Three Free D.C. Attractions Not to Miss
Updated: Aug 4, 2018
Traveling to Washington D.C. is one of the most exciting and educational vacations you can take, but it can also be costly. Hotels, taxis, and restaurants charge big city prices, and trips to the D.C.'s renowned theaters, concert venues, or pro sports arenas can set you back $100 a head and up. But there's plenty you can see in the nation's capital without paying a cent. Here's three of the best:
The Smithsonian Museums
The government-run Smithsonian Institution manages 17 museums and galleries, many of which line the National Mall between the U.S. Capitol and the Washington Monument. No Smithsonian museum charges admissions, and most are open every day but Christmas.

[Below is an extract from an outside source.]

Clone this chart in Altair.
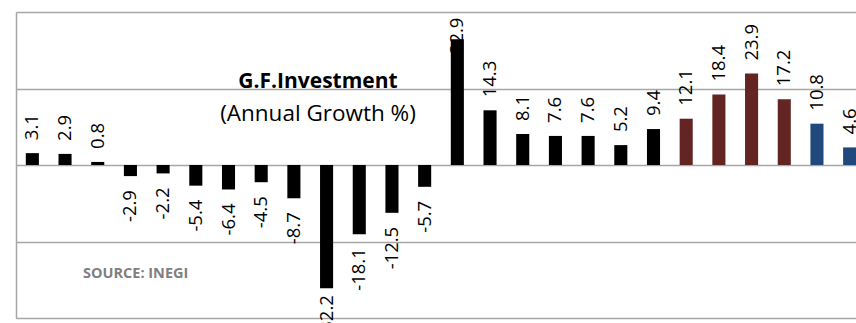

Popular choices along the mall include the newly opened African American Museum (no entry fee but timed passes are required), the Air and Space Museum, the American Art Museum, the American Indian Museum, the Natural History Museum, and the American History Museum.
The National Zoo
This landmark in northwest D.C. is also managed by the Smithsonian but deserves a mention of its own. There's no entry fees required, though you do have to pay to park (the zoo is walking distance from either the Woodley Park-Zoo/Adams Morgan or Cleveland Park metro stops as an alternative). The zoo covers 163 acres and contains the famous giant pandas, extensive animals houses and exhibits, a petting zoo, and elephant training demonstrations daily.
The U.S. Capitol
The U.S. Capitol Visitor Center on the grounds of the U.S. Capitol is a destination in itself, with numerous exhibits and activities focused on the role of Congress in our democracy and the iconic Capitol building that houses Congress. Free guided tours of the House of Representatives, the Senate, and the Capitol dome are available but must be reserved in advance through your Senators or Representative's office (you can link to those through the U.S. Capitol Visitor Center website). When you contact your members of Congress, you may also request a free pass to go observe either the House or Senate in action and even set up a meeting with your representatives, should you so desire.
A trip to Washington D.C. doesn't have to bust your budget. With a little advanced planning, you can visit many of the city's most popular attractions for free.